Kritischer sieht die SPD-Landesspitze in Thüringen den Vorstoß. Dieser sei "inhaltlich unausgereift und wirft verfassungsrechtliche Fragen auf", erklärte SPD-Landeschef und Innenminister Maier. "Integration braucht tragfähige Konzepte, nicht riskante Experimente mit Sozialleistungen." Die angestoßene Debatte darüber, wie Geflüchtete schneller in den Arbeitsmarkt integriert werden können, nannte Maier aber "wichtig und notwendig".
Von einem "unsozialen" Vorschlag spricht Pro Asyl. Dieser verkenne "die Realität und missachtet grundlegende Rechte", betonte deren flüchtlingspolitischer Sprecher, Tareq Alaows.

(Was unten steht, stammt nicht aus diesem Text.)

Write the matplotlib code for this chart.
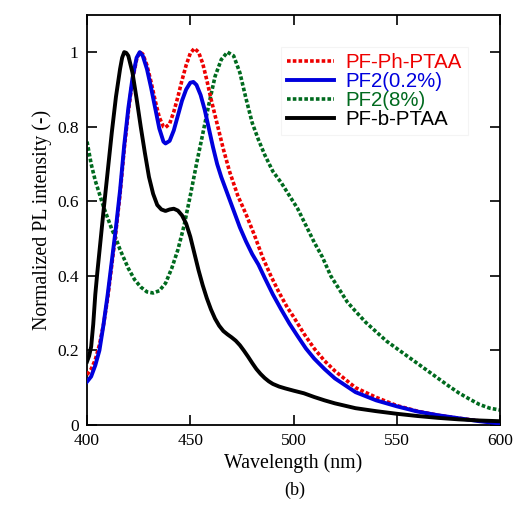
import matplotlib
matplotlib.use("Agg")
import matplotlib.pyplot as plt

# PF-b-PTAA (black)
x_black = [400, 401, 402, 403, 404, 405, 406, 408, 410, 412, 414, 416, 417, 418, 419, 420, 422, 424, 426, 428, 430,
           432, 434, 436, 438, 440, 442, 444, 446, 448, 450, 452, 454, 456, 458, 460, 462, 464, 466, 468, 470,
           472, 474, 476, 478, 480, 482, 484, 486, 488, 490, 493, 496, 500, 505, 510, 515, 520, 530, 540, 550,
           560, 570, 580, 590, 600]
y_black = [0.17, 0.185, 0.21, 0.27, 0.35, 0.41, 0.465, 0.575, 0.68, 0.785, 0.88, 0.955, 0.985, 1.0, 0.998, 0.99, 0.945, 0.875, 0.80, 0.73, 0.665,
           0.62, 0.59, 0.578, 0.574, 0.578, 0.58, 0.575, 0.562, 0.54, 0.505, 0.46, 0.415, 0.375, 0.34, 0.31, 0.285, 0.266, 0.252, 0.243, 0.235,
           0.226, 0.214, 0.199, 0.183, 0.166, 0.15, 0.137, 0.126, 0.117, 0.11, 0.103, 0.098, 0.092, 0.085, 0.075, 0.066, 0.058, 0.045, 0.037, 0.030,
           0.024, 0.019, 0.015, 0.012, 0.010]

# PF2(0.2%) (blue)
x_blue = [400, 402, 404, 406, 408, 410, 412, 414, 416, 418, 420, 422, 424, 425.5, 427, 429, 431, 433, 435, 437, 438,
          440, 442, 444, 446, 448, 450, 451.5, 453, 455, 457, 459, 461, 463, 465, 467, 470, 474, 477, 480, 483, 486,
          490, 494, 498, 502, 506, 510, 515, 520, 530, 540, 550, 560, 570, 580, 590, 600]
y_blue = [0.116, 0.13, 0.16, 0.2, 0.27, 0.35, 0.44, 0.53, 0.63, 0.75, 0.85, 0.93, 0.985, 1.0, 0.99, 0.955, 0.905, 0.85, 0.795, 0.76, 0.755,
          0.762, 0.79, 0.83, 0.87, 0.9, 0.918, 0.92, 0.912, 0.885, 0.845, 0.795, 0.745, 0.70, 0.665, 0.635, 0.59, 0.53, 0.492, 0.458, 0.43, 0.395,
          0.35, 0.31, 0.272, 0.238, 0.205, 0.178, 0.15, 0.125, 0.088, 0.066, 0.05, 0.036, 0.026, 0.018, 0.01, 0.004]

# PF-Ph-PTAA (red)
x_red = [400, 402, 404, 406, 408, 410, 412, 414, 416, 418, 420, 422, 424, 425.5, 427, 429, 431, 433, 435, 437, 438,
         440, 442, 444, 446, 448, 450, 452, 454, 456, 458, 460, 462, 464, 466, 469, 473, 477, 481, 485, 489, 493, 497,
         500, 505, 510, 515, 520, 530, 540, 550, 560, 570, 580, 590, 600]
y_red = [0.135, 0.15, 0.175, 0.215, 0.27, 0.34, 0.43, 0.52, 0.62, 0.74, 0.84, 0.925, 0.98, 1.0, 0.995, 0.965, 0.92, 0.87, 0.825, 0.8, 0.798,
         0.808, 0.84, 0.88, 0.925, 0.965, 0.997, 1.01, 1.0, 0.97, 0.925, 0.875, 0.83, 0.785, 0.74, 0.68, 0.615, 0.565, 0.51, 0.45, 0.4, 0.355, 0.315,
         0.29, 0.245, 0.205, 0.172, 0.145, 0.1, 0.074, 0.052, 0.037, 0.026, 0.018, 0.011, 0.006]

# PF2(8%) (green)
x_green = [400, 402, 404, 406, 408, 410, 412, 414, 416, 418, 420, 423, 426, 429, 432, 435, 438, 441, 444, 447,
           450, 453, 456, 459, 462, 465, 468, 471, 474, 477, 480, 483, 486, 490, 494, 498, 502, 506, 510, 514,
           518, 522, 526, 530, 535, 540, 545, 550, 555, 560, 565, 570, 575, 580, 585, 590, 595, 600]
y_green = [0.76, 0.7, 0.655, 0.62, 0.585, 0.555, 0.525, 0.5, 0.47, 0.445, 0.42, 0.39, 0.37, 0.357, 0.354, 0.36, 0.38, 0.42, 0.47, 0.535,
           0.615, 0.7, 0.78, 0.86, 0.935, 0.98, 1.0, 0.99, 0.945, 0.875, 0.81, 0.765, 0.725, 0.68, 0.65, 0.615, 0.58, 0.535, 0.49, 0.45,
           0.4, 0.365, 0.33, 0.305, 0.275, 0.25, 0.225, 0.205, 0.185, 0.165, 0.145, 0.125, 0.105, 0.086, 0.07, 0.055, 0.045, 0.04]

x_ticks = [400, 450, 500, 550, 600]
y_ticks = [0, 0.2, 0.4, 0.6, 0.8, 1.0]
y_tick_labels = ["0", "0.2", "0.4", "0.6", "0.8", "1"]

serif = ["Liberation Serif", "DejaVu Serif"]
sans = ["Liberation Sans", "DejaVu Sans"]

fig = plt.figure(figsize=(5.15, 5.12), dpi=100)
ax = fig.add_axes([0.169, 0.170, 0.802, 0.801])

dot = (0, (1, 0.6))
ax.plot(x_red, y_red, color="#ee0000", lw=2.6, linestyle=dot, dash_capstyle="butt", label="PF-Ph-PTAA", zorder=3)
ax.plot(x_blue, y_blue, color="#0000dd", lw=2.8, label="PF2(0.2%)", zorder=4)
ax.plot(x_green, y_green, color="#006a1e", lw=2.6, linestyle=dot, dash_capstyle="butt", label="PF2(8%)", zorder=2)
ax.plot(x_black, y_black, color="black", lw=2.8, label="PF-b-PTAA", zorder=5)

ax.set_xlim(400, 600)
ax.set_ylim(0, 1.1)
ax.set_xticks(x_ticks)
ax.set_yticks(y_ticks)
ax.set_yticklabels(y_tick_labels)
ax.tick_params(direction="in", top=True, right=True, length=7, width=1.2, labelsize=12.5, pad=6)
for lab in ax.get_xticklabels() + ax.get_yticklabels():
    lab.set_fontfamily(serif)
for sp in ax.spines.values():
    sp.set_linewidth(1.3)

ax.set_xlabel("Wavelength (nm)", fontsize=14.3, family=serif, labelpad=3)
ax.set_ylabel("Normalized PL intensity (-)", fontsize=14.3, family=serif, labelpad=4)

leg = ax.legend(loc="upper left", bbox_to_anchor=(0.47, 0.922), borderaxespad=0, frameon=True, fancybox=False,
                prop={"family": sans, "size": 14.7}, handlelength=2.3, handletextpad=0.55,
                labelspacing=0.0, borderpad=0.3)
leg.get_frame().set_edgecolor("#f2f2f2")
leg.get_frame().set_linewidth(0.8)
for txt, line in zip(leg.get_texts(), leg.get_lines()):
    txt.set_color(line.get_color())

fig.text(0.573, 0.043, "(b)", ha="center", va="center", fontsize=13, family=serif)

fig.savefig("out.png", dpi=100)
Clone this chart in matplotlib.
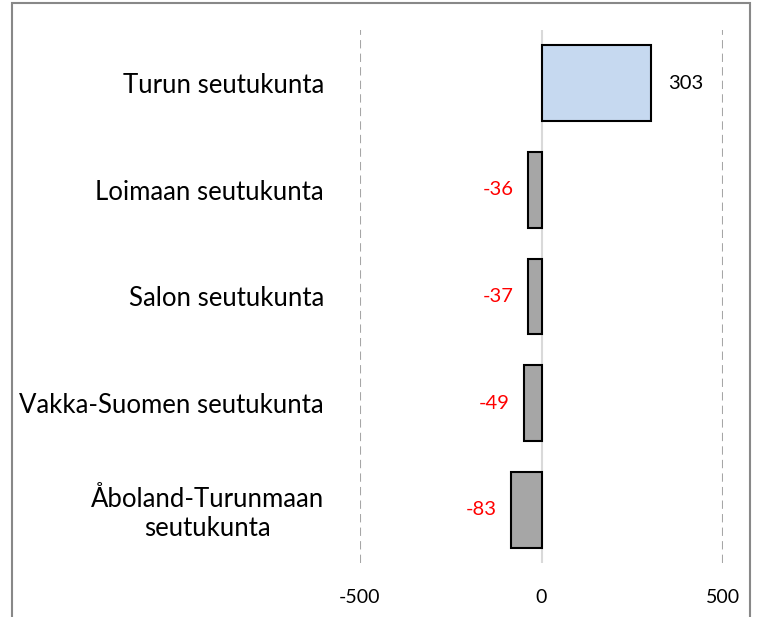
import matplotlib.pyplot as plt
from matplotlib.patches import Rectangle

regions = ["Turun seutukunta", "Loimaan seutukunta", "Salon seutukunta",
           "Vakka-Suomen seutukunta", "Åboland-Turunmaan\nseutukunta"]
values = [303, -36, -37, -49, -83]
ticks = [-500, 0, 500]

plt.rcParams['font.family'] = ['Lato', 'DejaVu Sans']

fig = plt.figure(figsize=(7.61, 6.17), dpi=100)
ax = fig.add_axes([360 / 761, 54 / 617, 363 / 761, 533 / 617])

pos = list(range(len(regions)))[::-1]
colors = ['#C6D9F0' if v > 0 else '#A6A6A6' for v in values]
ax.barh(pos, values, height=0.71, color=colors, edgecolor='black', linewidth=1.5, zorder=3)

for p, v in zip(pos, values):
    if v > 0:
        ax.text(v + 45, p, str(v), ha='left', va='center', fontsize=14.5, color='black')
    else:
        ax.text(v - 40, p, str(v), ha='right', va='center', fontsize=14.5, color='red')

ax.set_xlim(-500, 500)
ax.set_ylim(-0.5, len(regions) - 0.5)
ax.set_xticks(ticks)
ax.set_xticklabels([str(t) for t in ticks], fontsize=14)
ax.set_yticks(pos)
ax.set_yticklabels(regions, fontsize=18.5, ha='right', multialignment='center')
ax.tick_params(axis='y', length=0, pad=26)
ax.tick_params(axis='x', length=0, pad=19)
for s in ax.spines.values():
    s.set_visible(False)

for t in [-500, 500]:
    ax.axvline(t, color='#A6A6A6', linestyle=(0, (4, 2.5)), linewidth=1.5, zorder=1)
ax.axvline(0, color='#D9D9D9', linewidth=1.5, zorder=2)

fig.patches.append(Rectangle((12 / 761, -0.05), 738 / 761, 1.05 - 3 / 617,
                             transform=fig.transFigure, fill=False,
                             edgecolor='#888888', linewidth=1.5))

fig.savefig('out.png', dpi=100)
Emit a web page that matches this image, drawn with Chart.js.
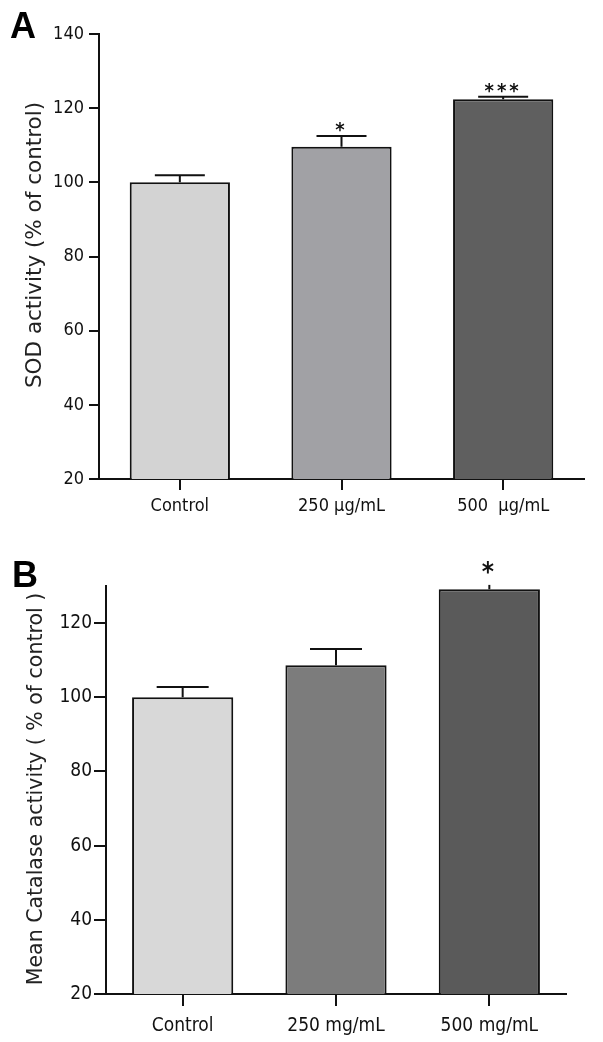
<!DOCTYPE html>
<html>
<head>
<meta charset="utf-8">
<script src="https://cdn.jsdelivr.net/npm/chart.js@4"></script>
<style>
  body { margin: 0; background: #fff; }
  canvas { display: block; }
</style>
</head>
<body>
<canvas id="chartA" width="603" height="520"></canvas>
<canvas id="chartB" width="603" height="522"></canvas>
<script>
// panel A - SOD
const categoriesA = ["Control", "250 \u03bcg/mL", "500  \u03bcg/mL"];
const sodMeans = [100, 109.6, 122.4];
const sodErrors = [1.9, 2.9, 0.7];
const sodStars = ["", "*", "***"];
const sodColors = ["#d3d3d3", "#a1a1a5", "#5f5f5f"];

// panel B - catalase
const categoriesB = ["Control", "250 mg/mL", "500 mg/mL"];
const catalaseMeans = [100, 108.6, 129.1];
const catalaseErrors = [2.8, 4.4, 1.2];
const catalaseStars = ["", "", "*"];
const catalaseColors = ["#d8d8d8", "#7c7c7c", "#5a5a5a"];

const fam = '"DejaVu Sans Condensed", "DejaVu Sans", sans-serif';
const ink = "#111";

const errorBars = {
    id: "errorBars",
    afterDatasetsDraw(chart, args, opts) {
        const ctx = chart.ctx;
        const y = chart.scales.y;
        const meta = chart.getDatasetMeta(0);
        const vals = chart.data.datasets[0].data;
        ctx.save();
        ctx.strokeStyle = ink;
        ctx.lineWidth = 2;
        opts.errors.forEach((e, i) => {
            const bx = meta.data[i].x;
            const yBar = y.getPixelForValue(vals[i]);
            const yTop = y.getPixelForValue(vals[i] + e);
            const cap = opts.caps[i];
            ctx.beginPath();
            ctx.moveTo(bx, yBar);
            ctx.lineTo(bx, yTop);
            if (cap > 0) {
                ctx.moveTo(bx - cap, yTop);
                ctx.lineTo(bx + cap, yTop);
            }
            ctx.stroke();
            if (opts.stars[i]) {
                ctx.fillStyle = ink;
                ctx.font = opts.starFont;
                ctx.letterSpacing = "3px";
                ctx.textAlign = "center";
                ctx.textBaseline = "alphabetic";
                ctx.fillText(opts.stars[i], bx, yTop + opts.starOffset);
                ctx.letterSpacing = "0px";
            }
        });
        // y axis title
        ctx.save();
        ctx.translate(opts.titleX, opts.titleY);
        ctx.rotate(-Math.PI / 2);
        ctx.fillStyle = "#222";
        ctx.font = opts.titleFont;
        ctx.textAlign = "center";
        ctx.textBaseline = "middle";
        ctx.fillText(opts.title, 0, 0);
        ctx.restore();
        // panel letter
        ctx.fillStyle = "#000";
        ctx.font = "bold 36px 'Liberation Sans', Arial, sans-serif";
        ctx.textAlign = "left";
        ctx.textBaseline = "alphabetic";
        ctx.fillText(opts.letter, opts.letterX, opts.letterY);
        ctx.restore();
    }
};

function makeChart(id, cfg) {
    return new Chart(document.getElementById(id), {
        type: "bar",
        data: {
            labels: cfg.labels,
            datasets: [{
                data: cfg.values,
                backgroundColor: cfg.colors,
                borderColor: ink,
                borderWidth: 2,
                borderSkipped: false,
                barPercentage: cfg.barPct,
                categoryPercentage: 1
            }]
        },
        options: {
            responsive: false,
            animation: false,
            devicePixelRatio: 1,
            layout: { padding: cfg.padding },
            plugins: {
                legend: { display: false },
                tooltip: { enabled: false },
                errorBars: cfg.err
            },
            scales: {
                x: {
                    grid: { drawOnChartArea: false, offset: false, tickLength: cfg.xTick, color: ink, lineWidth: 2 },
                    border: { color: ink, width: 2 },
                    ticks: { color: "#111", font: { family: fam, size: cfg.xFont }, padding: cfg.xPad },
                    afterFit(s) { s.height = cfg.xHeight; }
                },
                y: {
                    min: cfg.min,
                    max: cfg.max,
                    grid: { drawOnChartArea: false, tickLength: cfg.yTick, color: ink, lineWidth: 2 },
                    border: { color: ink, width: 2 },
                    ticks: { stepSize: 20, includeBounds: false, color: "#111", font: { family: fam, size: cfg.yFont }, padding: cfg.yPad },
                    afterFit(s) { s.width = cfg.yWidth; }
                }
            }
        },
        plugins: [errorBars]
    });
}

makeChart("chartA", {
    labels: categoriesA, values: sodMeans, colors: sodColors, barPct: 0.62,
    padding: { top: 34, right: 19, left: 0, bottom: 0 },
    min: 20, max: 140,
    xTick: 11, xFont: 18, xPad: 6, xHeight: 41,
    yTick: 10, yFont: 18, yPad: 5, yWidth: 99,
    err: {
        errors: sodErrors, caps: [25, 25, 25], stars: sodStars,
        starFont: "bold 20px " + fam, starOffset: 0,
        title: "SOD activity (% of control)", titleFont: "21.5px 'DejaVu Sans', sans-serif",
        titleX: 35, titleY: 245,
        letter: "A", letterX: 10, letterY: 38
    }
});

makeChart("chartB", {
    labels: categoriesB, values: catalaseMeans, colors: catalaseColors, barPct: 0.66,
    padding: { top: 66, right: 37, left: 0, bottom: 0 },
    min: 20, max: 130,
    xTick: 12, xFont: 19, xPad: 9, xHeight: 48,
    yTick: 12, yFont: 19, yPad: 2, yWidth: 106,
    err: {
        errors: catalaseErrors, caps: [26, 26, 0], stars: catalaseStars,
        starFont: "bold 26px " + fam, starOffset: -4,
        title: "Mean Catalase activity ( % of control )", titleFont: "20.5px 'DejaVu Sans', sans-serif",
        titleX: 37, titleY: 269,
        letter: "B", letterX: 12, letterY: 67
    }
});
</script>
</body>
</html>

Das Bundesverfassungsgericht habe mehrfach festgestellt, dass die Gewährleistung eines menschenwürdigen Existenzminimums im Falle von Bedürftigkeit einen Rechtsanspruch auf materielle Unterstützung beinhaltet. Bürgergeld oder andere Sozialleistungen künftig nur als Darlehen zu gewähren, dürften daher verfassungswidrig sein.
Alaows zufolge würde die Auszahlung von Asylbewerberleistungen per Darlehen zudem die Integration erschweren. "Wer in Unsicherheit und mit Schulden lebt, hat schlechtere Chancen auf nachhaltige Beschäftigung."